CFD model simulation and experimental testing of a household husky biomass cook stove

It is difficult to burn husky biomass in combustion cook stoves with smoke free operation, and as such their utilization needs improvised design configurations. Fine tuning the design configuration and testing in virtual reality through simulations saves lot of time, effort, and money. In this regard, this study aims to predict the performance of a household husky biomass cook stove using Computational fluid dynamic (CFD) simulation and it’s validation with experimental testing. The cook stove model was designed using CATIA V5R20 and ANSYS 19.2 was employed to simulate its performance. The wood-volatile-air materials were used from the ANSYS data/base for CFD simulation with naturally flowing atmospheric air. The design optimization of the cook stove was also done by changing the stove model geometry using the assumed fuel inlet diameters. The simulation results indicate that from the assumed fuel inlet diameters (6 mm, 7 mm, 8 mm, and 9 mm), the maximum temperature was observed at a fuel inlet diameter of 7 mm, which was 1016 K. These results also show that changing the fuel inlet diameter can affect the stove's efficiency. The experimental performance was evaluated by the water boiling test (WBT) version 4.2.3 using two pots of different sizes with coffee husk and rice husk biomass, while also employing the heterogeneous testing procedure (HTP) protocol with 3 L, 5 L, and 6.4 L for high, medium, and low-level test phases.
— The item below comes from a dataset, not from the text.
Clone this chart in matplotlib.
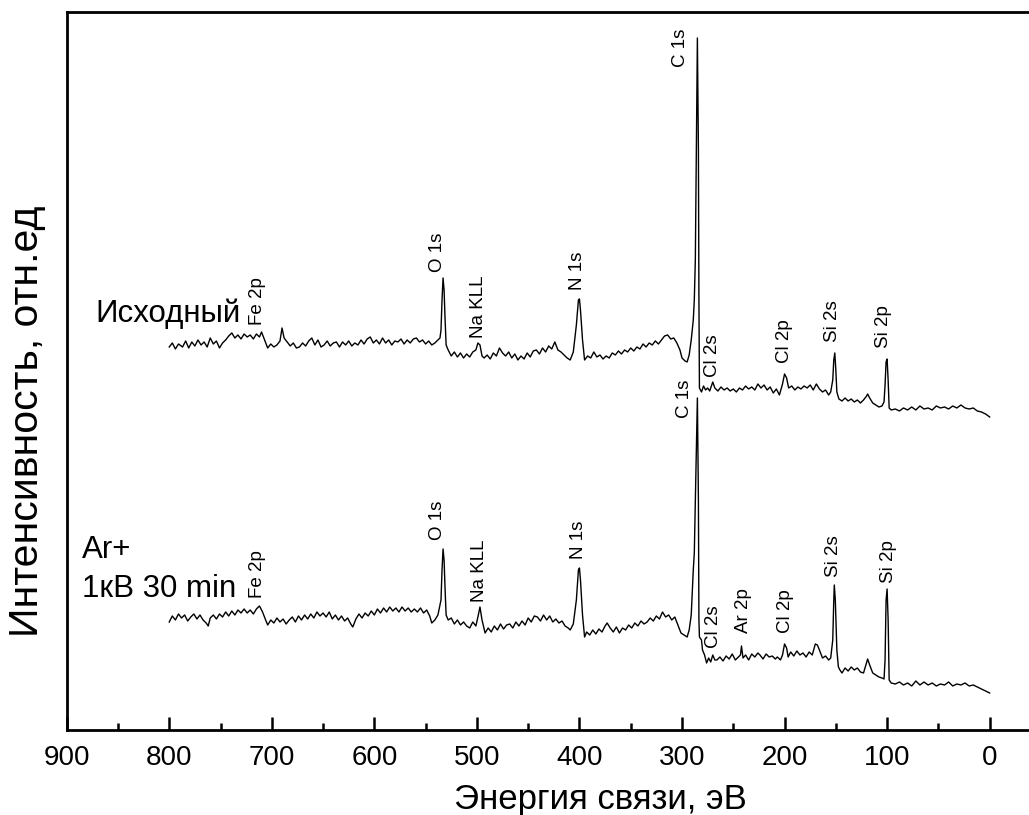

A comparison of the CFD simulation with the experimental test result in terms of maximum heating efficiency showed 30% and 29% respectively resulting in a good agreement. The CFD model simulation was compared with the WBT experimental result considering the fact that the WBT (2014 version) is a more recent one than the HTP (2010 version) protocol. According to the WBT experimental findings, when utilizing coffee husk biomass and a 3.5-liter pot, the maximum thermal efficiency and time to boil water were determined to be 29% and 7.7 min, respectively, whereas for rice husk biomass, they were 28% and 8.4 min, respectively. The average specific fuel consumption of the improved biomass cook stoves described in the literature was 115 g/liter, compared to 98 g/liter for the husky biomass stove in this stud leading to a 14.78% reduction in specific fuel consumption. The relative error between the CFD simulation and experimental results at 3.33 % indicates a close agreement between the two, thus validating the simulation results.